The couple beaming in a photo with their first house keys with no mention that one of them thinks they paid way too much. The mom praised on Instagram by her spouse because she “does it all!” with no mention of how little he actually does. The perpetual string of new job announcements, with ever-elevating glossy job titles, with no mention of how desperately someone needs to show people their “success” in order to feel safe. The perfect, damn-near professionally decorated Christmas front porch that probably cost three grand and caused a massive fight during installation. Article after article on self improvement with very few arguments made for self-acceptance before those “improvements” are achieved. And then we come home to a space and a job and a life that is so far from what we think we’re “supposed to” have that the mere idea of trying to move forward drains our energy.
Y’all know it’s all bullshit, right? Those perfectly organized and labeled pantries only exist in rented spaces staged for content creation. In my opinion candid, unplanned photos are the only ones telling the truth. I’ve learned to know, not just think but know, that nobody is “perfect,” and honor a truth that used to make feel like I needed to change: imperfections have always been more interesting to me anyway. My messy silverware and kitchen utensil drawers used to make me feel behind in life. Now they’re my reminders that I’m human and an organized drawer or two won’t actually bring me any more joy than the bliss I find in completely ignoring that unnecessary “upgrade.” Real life is often unattractive and I personally find that super soothing.

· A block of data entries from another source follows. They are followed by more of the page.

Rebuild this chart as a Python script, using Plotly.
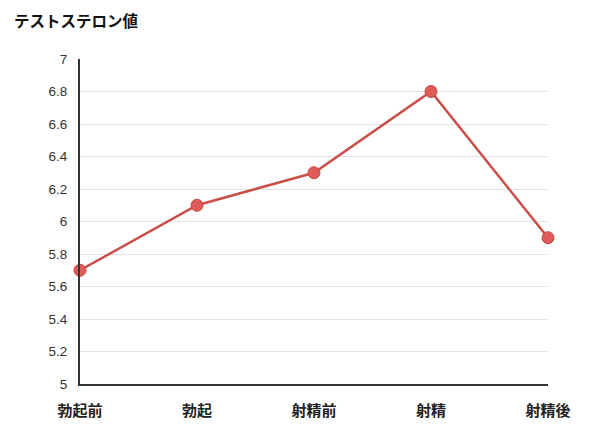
import plotly.graph_objects as go

categories = ["勃起前", "勃起", "射精前", "射精", "射精後"]
values = [5.7, 6.1, 6.3, 6.8, 5.9]
y_ticks = [5, 5.2, 5.4, 5.6, 5.8, 6, 6.2, 6.4, 6.6, 6.8, 7]
y_labels = ["5", "5.2", "5.4", "5.6", "5.8", "6", "6.2", "6.4", "6.6", "6.8", "7"]

font = "Noto Sans CJK JP"
num_font = "Liberation Sans, Noto Sans CJK JP"

fig = go.Figure()
fig.add_trace(go.Scatter(
    x=list(range(len(categories))), y=values, mode="lines+markers",
    line=dict(color="#c9504a", width=2.5),
    marker=dict(size=12, color="#e05a58", line=dict(color="#c24a46", width=1)),
    cliponaxis=False, hoverinfo="skip",
))

fig.update_layout(
    width=604, height=435,
    margin=dict(l=72, r=64, t=51, b=59, autoexpand=False),
    paper_bgcolor="white", plot_bgcolor="white",
    showlegend=False,
    font=dict(family=font, color="#222"),
    title=dict(text="<b>テストステロン値</b>", x=0.01, xanchor="left",
               y=0.968, yanchor="middle", font=dict(size=15.5, color="#111", family=font)),
)
fig.update_xaxes(
    range=[0, len(categories) - 1],
    tickmode="array", tickvals=list(range(len(categories))),
    ticktext=["<b>%s</b>" % c for c in categories],
    tickfont=dict(size=15, color="#222", family=font),
    showgrid=False, showline=True, linecolor="#333", linewidth=2,
    ticks="outside", ticklen=12, tickcolor="rgba(0,0,0,0)", zeroline=False,
    automargin=False,
)
fig.update_yaxes(
    range=[5, 7],
    tickmode="array", tickvals=y_ticks, ticktext=y_labels,
    tickfont=dict(size=13.5, color="#333", family=num_font),
    showgrid=True, gridcolor="#e3e3e3", gridwidth=1,
    showline=True, linecolor="#333", linewidth=2,
    ticks="outside", ticklen=8, tickcolor="rgba(0,0,0,0)", zeroline=False,
    automargin=False,
)

fig.write_html("out.html")
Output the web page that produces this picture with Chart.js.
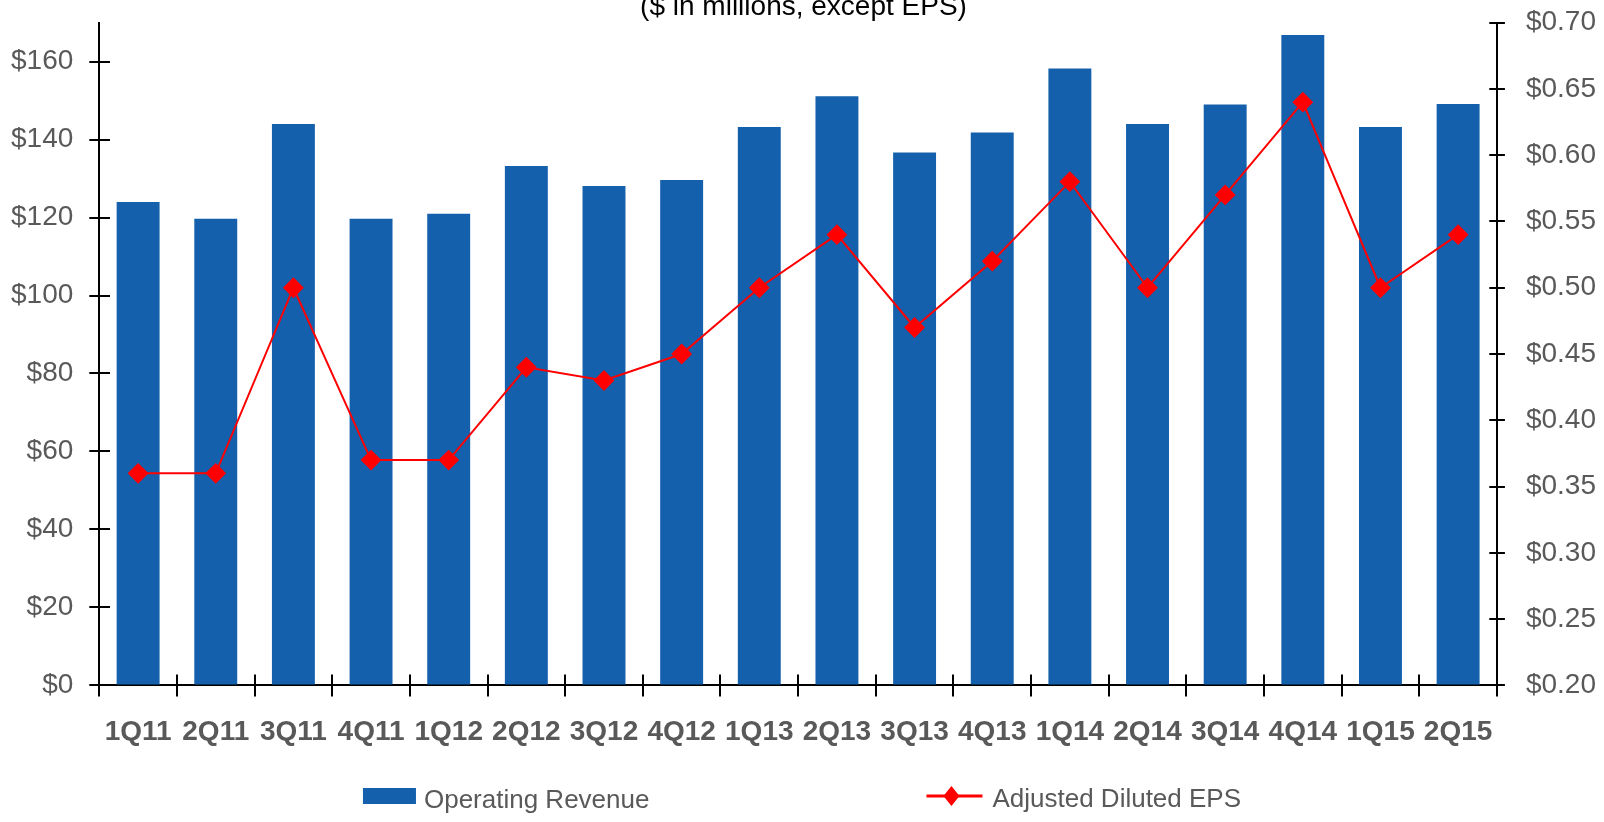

Even at 40, my heart sometimes feels heavy under peer pressure. I see my generational siblings exhausted, moving through life as though they’re just trying to hang in there every day until bedtime, and that feels like an unfair way to live. I see us looking absolutely shocked every time we’re reminded that we get to do something other than just survive.
You don’t have to get better at anything. You don’t have to possess a skillset that you don’t already have. You aren’t wrong for not being good at things other people are good at. Eventually we’re going to have to realize that there’s a point to the things we happen to be good at, too. Ignoring weaknesses and focusing on strengths doesn’t sound like giving up to me. It sounds like a smart use of time.
What if instead of trying to improve in areas that seem overwhelming, we accept being shit at certain things, and just enjoy the parts of ourselves that we like, the parts that make us feel confident? I couldn’t be the “life of the party” if you paid me to be. I can’t sleep in past 6am. I will never, ever dust my shelves enough. But I’m always going to send thank you notes in the mail and I’m going to text you to say hi if we haven’t spoken in awhile.
If it’s exhausting you, and it’s not paying your mortgage, maybe let it go. Maybe shed the shoulds we thought would earn us societal praise in favor of what’s actually beneficial for our mental health in the moments we’re quiet and alone. If you’re not good at something, maybe you never have to be. Maybe it’s the things that you never saw celebrated that are what you’re allowed to love about you most. Maybe it’s time to feel right, and rest. Not because we’ve earned it, but because we never had to.